Reflection Journals: Maintain ongoing journals where students reflect on learning and mistakes throughout a unit. Review periodically to identify growth patterns.
Peer Revision Conferences: After individual revision, have students meet with partners to share what they changed and why. Partners provide additional feedback before final submission.
Goal Setting: Have students use their reflections to set specific, measurable goals for the next assignment. Reference these goals when providing future feedback.
Mistake-to-Mastery Narratives: Have students write or present stories of their learning journey on a challenging assignment, emphasizing how mistakes led to eventual success.

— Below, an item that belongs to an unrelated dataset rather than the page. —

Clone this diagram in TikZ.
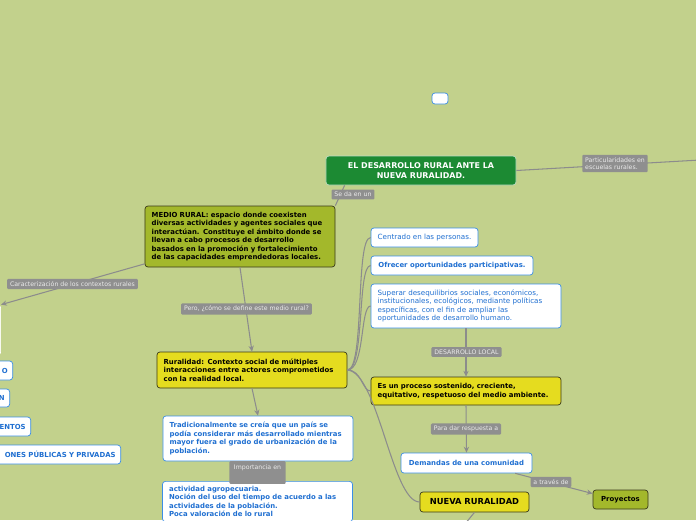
\documentclass[tikz,border=0pt]{standalone}
\usepackage{fontspec}
\setmainfont{DejaVu Sans}
\usetikzlibrary{arrows.meta}

\definecolor{bgcol}{HTML}{C2D18C}
\definecolor{greenfill}{HTML}{1C8A33}
\definecolor{olivefill}{HTML}{A3B82B}
\definecolor{yelfill}{HTML}{E5DC1F}
\definecolor{darkbrd}{HTML}{3A3A1A}
\definecolor{bluebrd}{HTML}{3B8EE6}
\definecolor{bluetxt}{HTML}{1F6FD1}
\definecolor{lblgray}{HTML}{8F8F8F}
\definecolor{linegray}{HTML}{8C8C8C}

\newcommand\fbody{\fontsize{5.9}{7.3}\selectfont}
\newcommand\fnorm{\fontsize{6.1}{7.3}\selectfont}
\newcommand\flbl{\fontsize{5.3}{6.4}\selectfont}
\newcommand\ftitle{\fontsize{6.8}{8.4}\selectfont}

\tikzset{
  box/.style={draw, rounded corners=2.5pt, line width=0.6pt, align=left, inner xsep=0.2cm, inner ysep=0pt, font=\fbody},
  wbox/.style={box, fill=white, draw=bluebrd, text=bluetxt, font=\fnorm},
  ybox/.style={box, fill=yelfill, draw=darkbrd, font=\fbody\bfseries},
  obox/.style={box, fill=olivefill, draw=darkbrd, font=\fbody\bfseries},
  lbl/.style={fill=lblgray, text=white!92!black, font=\flbl, inner xsep=2.5pt, inner ysep=2.2pt, rounded corners=1pt},
  conn/.style={draw=linegray, line width=0.9pt},
  arr/.style={conn, -{Stealth[length=5pt,width=4.5pt]}},
}

\begin{document}
\begin{tikzpicture}[x=0.03cm, y=-0.03cm]
  \fill[bgcol] (0,0) rectangle (696,520);
  \useasboundingbox (0,0) rectangle (696,520);
  \clip (0,0) rectangle (696,520);

  % central topic
  \node[box, fill=greenfill, draw=white!70!greenfill, text=white, font=\ftitle\bfseries, align=center, minimum width=5.7cm, minimum height=0.87cm] (main) at (421,170.5) {EL DESARROLLO RURAL ANTE LA\\NUEVA RURALIDAD.};
  \node[wbox, minimum width=0.48cm, minimum height=0.33cm, inner sep=0pt] (vacio) at (440,98.5) {};
  \coordinate (escuelas) at (700,160);

  % left branch
  \node[obox, text width=5.3cm, minimum height=1.83cm] (medio) at (240,236.5) {MEDIO RURAL: espacio donde coexisten\\diversas actividades y agentes sociales que\\interactúan. Constituye el ámbito donde se\\llevan a cabo procesos de desarrollo\\basados en la promoción y fortalecimiento\\de las capacidades emprendedoras locales.};
  \node[ybox, text width=5.3cm, minimum height=1.08cm] (rural) at (252,370) {Ruralidad: Contexto social de múltiples\\interacciones entre actores comprometidos\\con la realidad local.};
  \node[wbox, font=\fbody\bfseries, text width=5.3cm, minimum height=1.35cm] (trad) at (258,438.5) {Tradicionalmente se creía que un país se\\podía considerar más desarrollado mientras\\mayor fuera el grado de urbanización de la\\población.};
  \node[wbox, font=\fbody\bfseries, text width=5.3cm, anchor=north, inner ysep=4pt] (agro) at (257.5,481) {actividad agropecuaria.\\Noción del uso del tiempo de acuerdo a las\\actividades de la población.\\Poca valoración de lo rural};

  % cut at the left edge
  \node[wbox, draw=white, anchor=east, minimum width=2cm, minimum height=1.5cm] (ctx) at (1,330) {};
  \node[wbox, font=\fbody\bfseries, anchor=east, text width=3cm, align=right, inner xsep=0.15cm, minimum height=0.57cm] (izqA) at (13,370.5) {O};
  \node[wbox, font=\fbody\bfseries, anchor=east, text width=3cm, align=right, inner xsep=0.15cm, minimum height=0.54cm] (izqB) at (10,398) {N};
  \node[wbox, font=\fbody\bfseries, anchor=east, text width=3cm, align=right, inner xsep=0.15cm, minimum height=0.57cm] (izqC) at (31,426.5) {ENTOS};
  \node[wbox, font=\fbody\bfseries, anchor=east, text width=5cm, align=right, inner xsep=0.15cm, minimum height=0.57cm] (izqD) at (121,454.5) {ONES PÚBLICAS Y PRIVADAS};

  % right branch
  \node[wbox, minimum width=3.21cm, minimum height=0.57cm] (centrado) at (424.5,237.5) {Centrado en las personas.};
  \node[wbox, font=\fbody\bfseries, minimum width=4.86cm, minimum height=0.57cm] (ofrecer) at (452,265.5) {Ofrecer oportunidades participativas.};
  \node[wbox, text width=5.3cm, minimum height=1.32cm] (superar) at (466,306) {Superar desequilibrios sociales, económicos,\\institucionales, ecológicos, mediante políticas\\específicas, con el fin de ampliar las\\oportunidades de desarrollo humano.};
  \node[ybox, text width=5.3cm, minimum height=0.84cm] (proceso) at (466,391) {Es un proceso sostenido, creciente,\\equitativo, respetuoso del medio ambiente.};
  \node[wbox, font=\fbody\bfseries, align=center, minimum width=3.93cm, minimum height=0.6cm] (demandas) at (466.5,463) {Demandas de una comunidad};
  \node[ybox, font=\fontsize{7.1}{8.5}\selectfont\bfseries, align=center, minimum width=3.27cm, minimum height=0.6cm] (nueva) at (474.5,502) {NUEVA RURALIDAD};
  \node[obox, align=center, inner xsep=2pt, minimum width=1.65cm, minimum height=0.57cm] (proy) at (620.5,499.5) {Proyectos};
  \coordinate (abajo) at (460,530);

  % connectors
  \draw[conn] (main.east) -- (escuelas);
  \draw[conn] (main.191) -- (medio.north east);
  \draw[arr] (medio.196) -- (ctx.north east);
  \draw[arr] (medio.south) -- (rural.north);
  \draw[arr] (rural.south) -- (trad.north);
  \draw[conn] (trad.south) -- (agro.north);
  \draw[conn] (rural.east) .. controls (365,370) and (355,237.5) .. (centrado.west);
  \draw[conn] (rural.east) .. controls (365,370) and (357,265.5) .. (ofrecer.west);
  \draw[conn] (rural.east) .. controls (365,370) and (360,306) .. (superar.west);
  \draw[conn] (rural.east) .. controls (362,370) and (362,391) .. (proceso.west);
  \draw[conn] (rural.east) .. controls (378,372) and (392,502) .. (nueva.west);
  \draw[arr] (superar.south) -- (proceso.north);
  \draw[arr] (proceso.south) -- (demandas.north);
  \draw[arr] (demandas.-12) -- (proy.168);
  \draw[conn] (nueva.south) -- (abajo);

  % connector labels
  \node[lbl] (lblSe) at (353,194.5) {Se da en un};
  \node[lbl, align=left] (lblEsc) at (615,163.5) {Particularidades en\\escuelas rurales.};
  \node[lbl] (lblCar) at (72.5,284) {Caracterización de los contextos rurales};
  \node[lbl] (lblPero) at (246.5,309) {Pero, ¿cómo se define este medio rural?};
  \node[lbl, anchor=north, text height=5pt, text depth=10pt, inner xsep=4pt] (lblImp) at (257.5,461) {Importancia en};
  \node[lbl] (lblDes) at (466.5,352) {DESARROLLO LOCAL};
  \node[lbl] (lblPara) at (466,429) {Para dar respuesta a};
  \node[lbl] (lblTra) at (551,482) {a través de};
\end{tikzpicture}
\end{document}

Revision Strategy Charts: Create class charts listing effective revision strategies students discovered. Reference and add to these throughout the year.
Before/After Analysis: Periodically have students compare their early work to recent work, reflecting on growth over time. Celebrate improvements in skill and understanding.
Reflection Portfolio Reviews: At end of grading periods, have students review all their reflections to identify patterns in their learning, common mistakes, and effective strategies.
Family Sharing: Send home reflection prompts for students to discuss with families. Have families write responses about growth they've observed.
Connect to Assessment: Before major tests, have students review reflections from previous assignments to identify what to focus on and what strategies to use.
Revision Celebrations: Host occasional celebrations where students share their most improved work and reflect on the learning that happened through revision.
Metacognitive Conferences: Meet individually with students to discuss their reflections and growth patterns. Help them develop personalized learning strategies based on their reflections.